The list is endless. Here’s a few:
- Stop interrupting.
- Stop taking all the credit.
- Stop doing your staff’s job.
- Stop blaming others.
- Stop offering advice to people who don’t want it.
- Stop using anger as your default emotion.
- Stop using language and acronyms that exclude many.
- Stop sitting in your chair all day.
- Stop auditing people’s every word.
- Stop punishing the messenger.
Like any behavior change, admitting you do it and then catching yourself in the act is half the battle. Stopping may be the final solution. If you feel the need to take it further, you then have the opportunity to find a replacement and practice it, though you’d be amazed how often these steps are not necessary.

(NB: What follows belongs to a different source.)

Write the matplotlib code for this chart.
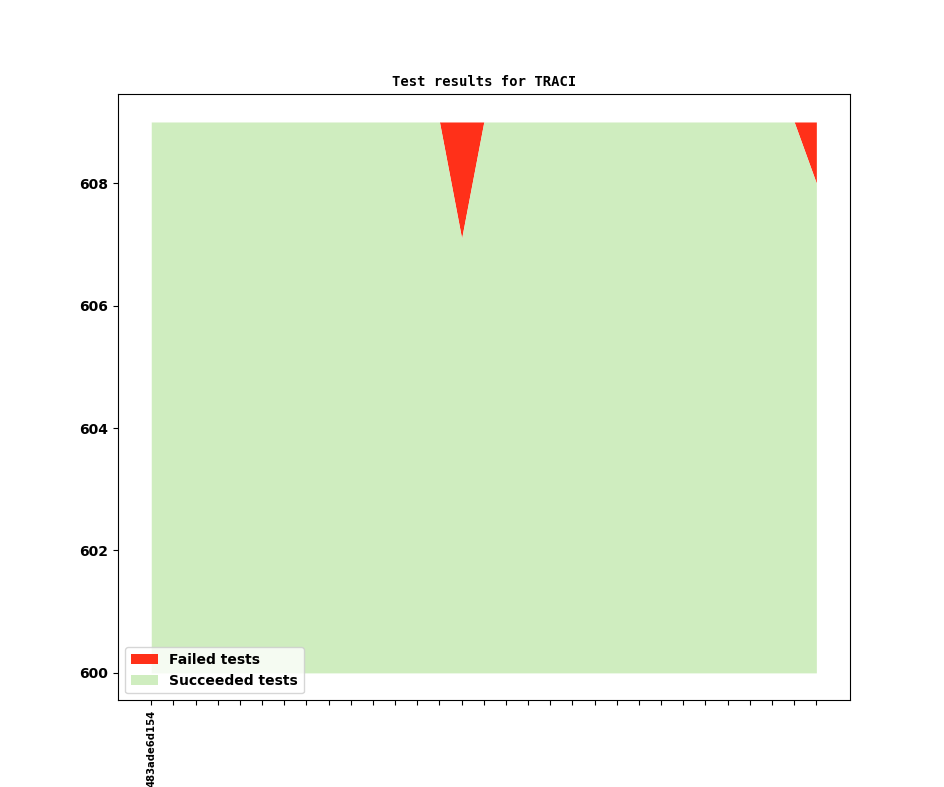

Take your inventory. What is it that you do or say that is harmful to yourself and others? We all have something. Can you imagine deleting it from your repertoire? Do you have a trusted colleague who could help you in your quest? Literally keep score (play to your competitive side) and record incremental progress. Don’t be surprised if others notice change before you. It’s very common. Keep a tally of the benefits — how you feel, how others react to you, and what gets done. Venture into other areas and apply the same process. Admit you will stumble along the way but that progress is being made. Look forward and not back. Reward yourself for your accomplishment. Offer yourself as a role model — overtly and behind the scenes.